La phase de déconfinement est pour bientôt, et amorcer cette phase avec précaution équivaudra à une réattribution des rôles prépondérants de tout un chacun.  Ce sera un ouf de soulagement pour ces parents qui ne sont pas enseignants et qui ont dû adopter ce rôle par désespoir de cause.  Toutefois, pour ce qui est des enseignants, reprendre le travail équivaudra certainement à une reprise des leçons précédemment dispensées afin de ne pas pénaliser ceux ou celles qui n’en ont pas eu accès. Mais au niveau du planning académique formel, c’est toujours une incertitude totale quant à la mise en place de la reprise des cours. C’est sûr qu’il faudra envisager des classes de rattrapage pour les élèves qui n’ont malheureusement pas eu la chance d’être coachés par leurs parents durant la période de confinement, car ces derniers travaillent comme policiers, infirmiers, ambulanciers, pompiers… Bref, des fonctionnaires qui ont dû mettre de côté leurs responsabilités de parents afin d’être sur la ligne de front durant toute cette durée (qui reste toujours incertaine).
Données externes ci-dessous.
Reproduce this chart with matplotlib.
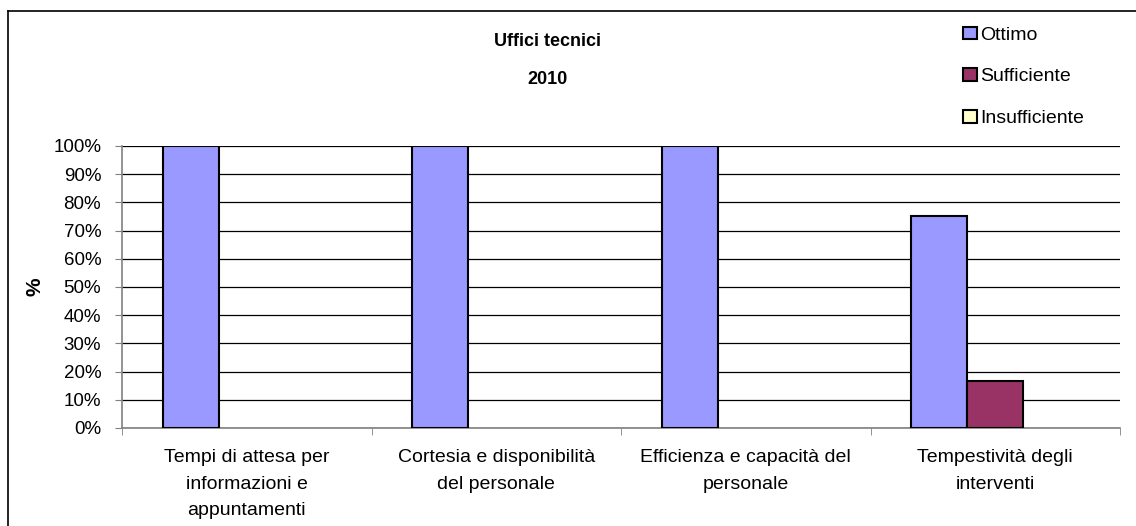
import matplotlib
matplotlib.use("Agg")
import matplotlib.pyplot as plt
from matplotlib.lines import Line2D
from matplotlib.patches import Patch
import numpy as np

plt.rcParams['font.family'] = ['Liberation Sans', 'DejaVu Sans']

categories = ["Tempi di attesa per\ninformazioni e\nappuntamenti",
              "Cortesia e disponibilità\ndel personale",
              "Efficienza e capacità del\npersonale",
              "Tempestività degli\ninterventi"]
series_names = ["Ottimo", "Sufficiente", "Insufficiente"]
ottimo = [100, 100, 100, 75]
sufficiente = [0, 0, 0, 16.7]
insufficiente = [0, 0, 0, 0]
colors = ["#9999FF", "#993366", "#FFFFCC"]
yticks = [0, 10, 20, 30, 40, 50, 60, 70, 80, 90, 100]

fig = plt.figure(figsize=(11.36, 5.26), dpi=100)
ax = fig.add_axes([122/1136, 1-428/526, 998/1136, 282/526])

x = np.arange(len(categories))
w = 0.224
for i, (vals, c) in enumerate(zip([ottimo, sufficiente, insufficiente], colors)):
    vals_arr = np.array(vals, dtype=float)
    mask = vals_arr > 0
    if mask.any():
        ax.bar(x[mask] + (i - 1) * w, vals_arr[mask], width=w, color=c,
               edgecolor='black', linewidth=1.5, zorder=3)

ax.set_xlim(-0.5, len(categories) - 0.5)
ax.set_ylim(0, 100)
ax.set_yticks(yticks)
ax.set_yticklabels([f"{v}%" for v in yticks], fontsize=13.5)
ax.yaxis.grid(True, color='black', linewidth=0.9, zorder=0)
ax.set_axisbelow(True)
ax.set_xticks(x)
ax.set_xticklabels(categories, fontsize=14, linespacing=1.75)
ax.tick_params(axis='x', length=0, pad=15)
ax.set_xticks(np.arange(-0.5, len(categories)), minor=True)
ax.tick_params(axis='x', which='minor', length=5, color='#808080', direction='out')
ax.tick_params(axis='y', length=5, color='#808080', direction='out', pad=10)
for s in ['top', 'right']:
    ax.spines[s].set_visible(False)
for s in ['left', 'bottom']:
    ax.spines[s].set_color('#808080')
    ax.spines[s].set_linewidth(1.2)

ax.set_ylabel('%', fontsize=15, fontweight='bold', labelpad=6)

fig.text(548/1136, 1-41/526, "Uffici tecnici", ha='center', va='center', fontsize=13, fontweight='bold')
fig.text(548/1136, 1-80/526, "2010", ha='center', va='center', fontsize=13, fontweight='bold')

handles = [Patch(facecolor=c, edgecolor='black', linewidth=1.5) for c in colors]
leg = fig.legend(handles, series_names, loc='upper left', bbox_to_anchor=(945/1136, 1-9/526), frameon=False,
                 fontsize=14, handlelength=0.75, handleheight=0.65, handletextpad=0.15,
                 labelspacing=1.25)

# outer frame (left and top visible)
fig.add_artist(Line2D([8/1136, 8/1136], [0, 1-11/526], transform=fig.transFigure, color='black', lw=1.2))
fig.add_artist(Line2D([8/1136, 1], [1-11/526, 1-11/526], transform=fig.transFigure, color='black', lw=1.2))

fig.savefig("out.png", dpi=100)
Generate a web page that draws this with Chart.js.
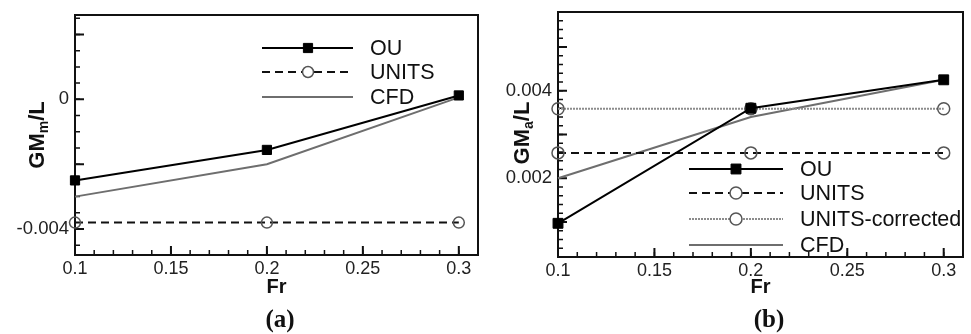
<!DOCTYPE html>
<html>
<head>
<meta charset="utf-8">
<script src="https://cdn.jsdelivr.net/npm/chart.js@4.4.0/dist/chart.umd.min.js"></script>
<style>
body { margin: 0; background: #fff; width: 971px; height: 334px; overflow: hidden; position: relative; }
.box { position: absolute; top: 0; height: 334px; }
#wa { left: 0; width: 490px; }
#wb { left: 490px; width: 481px; }
.cap { position: absolute; top: 305px; width: 60px; text-align: center; font: bold 25px "Liberation Serif", "Times New Roman", serif; color: #111; }
</style>
</head>
<body>
<div class="box" id="wa"><canvas id="chartA" width="490" height="334"></canvas></div>
<div class="box" id="wb"><canvas id="chartB" width="481" height="334"></canvas></div>
<div class="cap" style="left:250px">(a)</div>
<div class="cap" style="left:739px">(b)</div>
<script>
const fr = [0.1, 0.2, 0.3]
const xTicks = [0.1, 0.15, 0.2, 0.25, 0.3]

// (a) GMm/L
const ouA = [-0.0025, -0.00156, 0.00012]
const unitsA = [-0.0038, -0.0038, -0.0038]
const cfdA = [-0.003, -0.002, 0.00006]
const yTicksA = [-0.004, 0]

// (b) GMa/L
const ouB = [0.00097, 0.0036, 0.00425]
const unitsB = [0.00258, 0.00258, 0.00258]
const unitsCorrB = [0.00359, 0.00359, 0.00359]
const cfdB = [0.002, 0.0034, 0.00425]
const yTicksB = [0.002, 0.004]

const FONT = '"Liberation Sans", Arial, sans-serif'
Chart.defaults.font.family = FONT

function xy(ys) {
    return fr.map((x, i) => ({ x: x, y: ys[i] }))
}

const ouStyle = r => ({ borderColor: '#000', borderWidth: 2, pointStyle: 'rect', pointRadius: r, pointBackgroundColor: '#000', pointBorderColor: '#000', pointBorderWidth: 1 })
const unitsStyle = r => ({ borderColor: '#111', borderWidth: 2, borderDash: [8, 5], pointStyle: 'circle', pointRadius: r, pointBackgroundColor: 'rgba(0,0,0,0)', pointBorderColor: '#555', pointBorderWidth: 1.5 })
const corrStyle = r => ({ borderColor: '#8c8c8c', borderWidth: 2, borderDash: [2, 1], pointStyle: 'circle', pointRadius: r, pointBackgroundColor: 'rgba(0,0,0,0)', pointBorderColor: '#555', pointBorderWidth: 1.5 })
const cfdStyle = { borderColor: '#6e6e6e', borderWidth: 2, pointRadius: 0 }

function tickMarks(ctx, scale, step, len, horiz, a) {
    const k0 = Math.ceil(scale.min / step - 1e-6)
    const k1 = Math.floor(scale.max / step + 1e-6)
    ctx.beginPath()
    for (let k = k0; k <= k1; k++) {
        const p = scale.getPixelForValue(k * step)
        if (horiz) { ctx.moveTo(p, a.bottom); ctx.lineTo(p, a.bottom - len) }
        else { ctx.moveTo(a.left, p); ctx.lineTo(a.left + len, p) }
    }
    ctx.stroke()
}

const framePlugin = {
    id: 'frame',
    beforeDatasetsDraw(chart, args, o) {
        const { ctx, chartArea: a, scales: { x, y } } = chart
        ctx.save()
        ctx.strokeStyle = '#111'
        ctx.lineWidth = 1.5
        tickMarks(ctx, x, 0.01, 5, true, a)
        tickMarks(ctx, y, o.yMinor, 5, false, a)
        ctx.lineWidth = 2
        tickMarks(ctx, x, 0.05, 9, true, a)
        tickMarks(ctx, y, o.yMajor, 9, false, a)
        ctx.strokeRect(a.left, a.top, a.right - a.left, a.bottom - a.top)

        // y title with subscript
        ctx.translate(o.title.x, o.title.y)
        ctx.rotate(-Math.PI / 2)
        ctx.fillStyle = '#111'
        ctx.textBaseline = 'alphabetic'
        const big = 'bold 22px ' + FONT, small = 'bold 14px ' + FONT
        ctx.font = big
        const w1 = ctx.measureText('GM').width, w3 = ctx.measureText('/L').width
        ctx.font = small
        const w2 = ctx.measureText(o.title.sub).width
        let px = -(w1 + w2 + w3) / 2
        ctx.font = big
        ctx.fillText('GM', px, 8)
        ctx.font = small
        ctx.fillText(o.title.sub, px + w1, 12)
        ctx.font = big
        ctx.fillText('/L', px + w1 + w2, 8)
        ctx.restore()
    },
    afterDatasetsDraw(chart, args, o) {
        const { ctx } = chart
        const L = o.legend
        ctx.save()
        chart.data.datasets.forEach((ds, i) => {
            const yy = L.rows[i]
            ctx.strokeStyle = ds.borderColor
            ctx.lineWidth = ds.borderWidth
            ctx.setLineDash(ds.borderDash || [])
            ctx.beginPath()
            ctx.moveTo(L.x0, yy)
            ctx.lineTo(L.x1, yy)
            ctx.stroke()
            ctx.setLineDash([])
            if (ds.pointRadius > 0) {
                ctx.fillStyle = ds.pointStyle === 'rect' ? '#000' : '#fff'
                ctx.strokeStyle = ds.pointBorderColor
                ctx.lineWidth = ds.pointBorderWidth
                Chart.helpers.drawPoint(ctx, { pointStyle: ds.pointStyle, radius: ds.pointRadius, borderWidth: ds.pointBorderWidth, rotation: 0 }, L.xm, yy)
            }
            ctx.fillStyle = '#111'
            ctx.font = '21.5px ' + FONT
            ctx.textBaseline = 'middle'
            ctx.fillText(ds.label, L.tx, yy + 1)
        })
        ctx.restore()
    }
}

function axes(ymin, ymax, yTicks, yWidth, xHeight) {
    return {
        x: {
            type: 'linear', min: 0.1, max: 0.31,
            afterBuildTicks: s => { s.ticks = xTicks.map(v => ({ value: v })) },
            afterFit: s => { s.height = xHeight; s.paddingLeft = 0; s.paddingRight = 0 },
            ticks: { callback: v => String(v), font: { size: 18 }, color: '#222', padding: 3, maxRotation: 0, autoSkip: false },
            grid: { display: false, drawTicks: false },
            border: { display: false },
            title: { display: true, text: 'Fr', font: { size: 20, weight: 'bold' }, color: '#111', padding: 0 }
        },
        y: {
            type: 'linear', min: ymin, max: ymax,
            afterBuildTicks: s => { s.ticks = yTicks.map(v => ({ value: v })) },
            afterFit: s => { s.width = yWidth; s.paddingTop = 0; s.paddingBottom = 0 },
            ticks: { callback: v => String(v), font: { size: 18.5 }, color: '#222', padding: 6 },
            grid: { display: false, drawTicks: false },
            border: { display: false }
        }
    }
}

new Chart(document.getElementById('chartA'), {
    type: 'line',
    data: {
        datasets: [
            { label: 'OU', data: xy(ouA), ...ouStyle(6.5) },
            { label: 'UNITS', data: xy(unitsA), ...unitsStyle(5.5) },
            { label: 'CFD', data: xy(cfdA), ...cfdStyle }
        ]
    },
    options: {
        responsive: false,
        animation: false,
        clip: false,
        layout: { padding: { top: 15, right: 12, left: 0, bottom: 35 } },
        scales: axes(-0.0048, 0.0026, yTicksA, 75, 44),
        plugins: {
            legend: { display: false },
            tooltip: { enabled: false },
            frame: {
                yMajor: 0.002, yMinor: 0.0005,
                title: { x: 36, y: 135, sub: 'm' },
                legend: { x0: 262, x1: 353, xm: 308, tx: 370, rows: [48, 72, 97] }
            }
        }
    },
    plugins: [framePlugin]
});

new Chart(document.getElementById('chartB'), {
    type: 'line',
    data: {
        datasets: [
            { label: 'OU', data: xy(ouB), ...ouStyle(7) },
            { label: 'UNITS', data: xy(unitsB), ...unitsStyle(6) },
            { label: 'UNITS-corrected', data: xy(unitsCorrB), ...corrStyle(6) },
            { label: 'CFD', data: xy(cfdB), ...cfdStyle }
        ]
    },
    options: {
        responsive: false,
        animation: false,
        clip: false,
        layout: { padding: { top: 12, right: 1, left: 0, bottom: 35 } },
        scales: axes(0.0002, 0.0058, yTicksB, 68, 42),
        plugins: {
            legend: { display: false },
            tooltip: { enabled: false },
            frame: {
                yMajor: 0.001, yMinor: 0.0002,
                title: { x: 31, y: 133, sub: 'a' },
                legend: { x0: 199, x1: 293, xm: 246, tx: 310, rows: [169, 193, 219, 245] }
            }
        }
    },
    plugins: [framePlugin]
});
</script>
</body>
</html>
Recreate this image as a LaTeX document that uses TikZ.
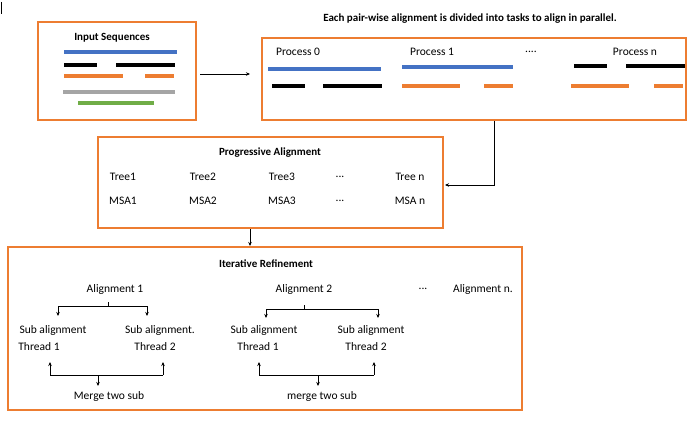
\documentclass[tikz,border=0pt]{standalone}
\usepackage{fontspec}
\setmainfont{Carlito}
\usetikzlibrary{arrows.meta}
\definecolor{org}{RGB}{237,125,49}
\definecolor{blu}{RGB}{68,114,196}
\definecolor{gry}{RGB}{165,165,165}
\definecolor{grn}{RGB}{112,173,71}
\begin{document}
\begin{tikzpicture}[x=1pt,y=-1pt,
  box/.style={draw=org,line width=2pt,fill=none},
  bar/.style={line width=3.5pt},
  lbl/.style={font=\fontsize{11.5}{13}\selectfont,inner sep=0pt},
  ttl/.style={font=\bfseries\fontsize{11}{13}\selectfont,inner sep=0pt},
  arr/.style={-{Stealth[length=4pt,width=3.5pt]},line width=0.8pt},
  ln/.style={line width=0.8pt}]
\useasboundingbox (0,0) rectangle (695,422);
\draw[line width=0.8pt] (1,2) -- (1,14);
% box1
\draw[box] (38,22) rectangle (196,120);
\node[ttl] (t1) at (112,38) {Input Sequences};
\draw[bar,blu] (64,52) -- (177,52);
\draw[bar,black] (64,65) -- (97,65) (116,65) -- (175,65);
\draw[bar,org] (64,76) -- (123,76) (145,76) -- (174,76);
\draw[bar,gry] (63,92) -- (175,92);
\draw[bar,grn] (78,103) -- (154,103);
% box2
\node[ttl] (top) at (470,19) {Each pair-wise alignment is divided into tasks to align in parallel.};
\draw[box] (262,38) rectangle (686,120);
\coordinate (b1e) at (196,74); \coordinate (b2w) at (262,74);
\node[lbl] (p0) at (298,52) {Process 0};
\node[lbl] (p1) at (432,52) {Process 1};
\node[lbl] (pd) at (531,52) {....};
\node[lbl] (pn) at (635,52) {Process n};
\draw[bar,blu] (268,69) -- (381,69) (402,67) -- (513,67);
\draw[bar,black] (574,66) -- (607,66) (626,66) -- (685,66);
\draw[bar,black] (272,86) -- (305,86) (323,86) -- (382,86);
\draw[bar,org] (402,86) -- (460,86) (484,86) -- (513,86);
\draw[bar,org] (571,86) -- (629,86) (654,86) -- (683,86);
\draw[arr] ([xshift=4pt]b1e) -- ([xshift=-12pt]b2w);
% box3
\draw[box] (98,137) rectangle (443,228);
\coordinate (b2s) at (494,121); \coordinate (b3e) at (445,185);
\draw[arr] (b2s) |- (b3e);
\node[ttl] (t3) at (270,153) {Progressive Alignment};
\foreach \x/\a/\b in {123/Tree1/MSA1,203/Tree2/MSA2,282/Tree3/MSA3,410/Tree n/MSA n}
  {\node[lbl] at (\x,177) {\a}; \node[lbl] at (\x,201) {\b};}
\node[lbl] (d1) at (340,177) {...};
\node[lbl] (d2) at (340,201) {...};
% box4
\draw[box] (8,247) rectangle (522,410);
\coordinate (b3s) at (250,229); \coordinate (b4n) at (250,246);
\draw[arr] (b3s) -- (b4n);
\node[ttl] (t4) at (266,264) {Iterative Refinement};
\node[lbl] (a1) at (115,289) {Alignment 1};
\node[lbl] (a2) at (304,289) {Alignment 2};
\node[lbl] (ad) at (423,289) {...};
\node[lbl] (an) at (483,289) {Alignment n.};
\foreach \L/\R/\M/\y/\ya/\lx/\rx/\m/\mx/\txt in
  {58/147/108/306/316/50/163/98/109/Merge two sub,
   266/378/304/309/318/259/374/318/322/merge two sub}{
  \draw[ln] (\M,\y-4) -- (\M,\y);
  \draw[ln] (\L,\y) -- (\R,\y);
  \draw[arr] (\L,\y) -- (\L,\ya);
  \draw[arr] (\R,\y) -- (\R,\ya);
  \draw[ln] (\lx,375) -- (\rx,375);
  \draw[arr] (\lx,375) -- (\lx,362);
  \draw[arr] (\rx,375) -- (\rx,362);
  \draw[arr] (\m,375) -- (\m,386);
  \node[lbl] at (\mx,396) {\txt};
}
\node[lbl] (s1) at (53,330) {Sub alignment};
\node[lbl] (s2) at (160,330) {Sub alignment.};
\node[lbl] (s3) at (264,330) {Sub alignment};
\node[lbl] (s4) at (371,330) {Sub alignment};
\node[lbl] at (39,347) {Thread 1};
\node[lbl] at (155,347) {Thread 2};
\node[lbl] at (258,347) {Thread 1};
\node[lbl] at (366,347) {Thread 2};
\end{tikzpicture}
\end{document}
Par conséquent, plusieurs enfants sont restés seuls des jours et des nuits, leurs parents étant au quotidien à pied d’œuvre dans cette « bataille contre un ennemi dangereusement invisible ».  Pourtant, plusieurs dispositifs ont été mis sur place afin de permettre aux élèves de poursuivre leur scolarité depuis leur domicile tout en maintenant un contact (virtuel) avec leurs professeurs.  La technologie a pris les devants, mais la surveillance et la présence physique d’un adulte restent des critères essentiels au bon fonctionnement de cette démarche. Alors que certains apprenants n’ont pas d’ordinateurs à la maison, ou que dans une famille il n’y a qu’un seul ordi pour trois ou quatre enfants, le manque d’ingrédients essentiels à l’apprentissage virtuel peut avoir un impact direct sur ce parcours scolaire sans précédent. Ainsi, dans d’autres familles, le scénario peut être pire avec les deux parents qui exercent comme pédagogues.  Cela peut engendrer un faible appétit pour le travail académique, un découragement brutal et une frustration causée par l’incapacité de se déplacer à bon escient.  Nous vivons une période inédite, et l’on ne peut blâmer les enseignants pour les décisions d’urgence qui ont dû être prises afin de faire face à l’épidémie qui ravage le monde actuellement. Dès lors, du jour au lendemain, il a vite fallu s’adapter à un mode de vie étranger à l’activité humaine.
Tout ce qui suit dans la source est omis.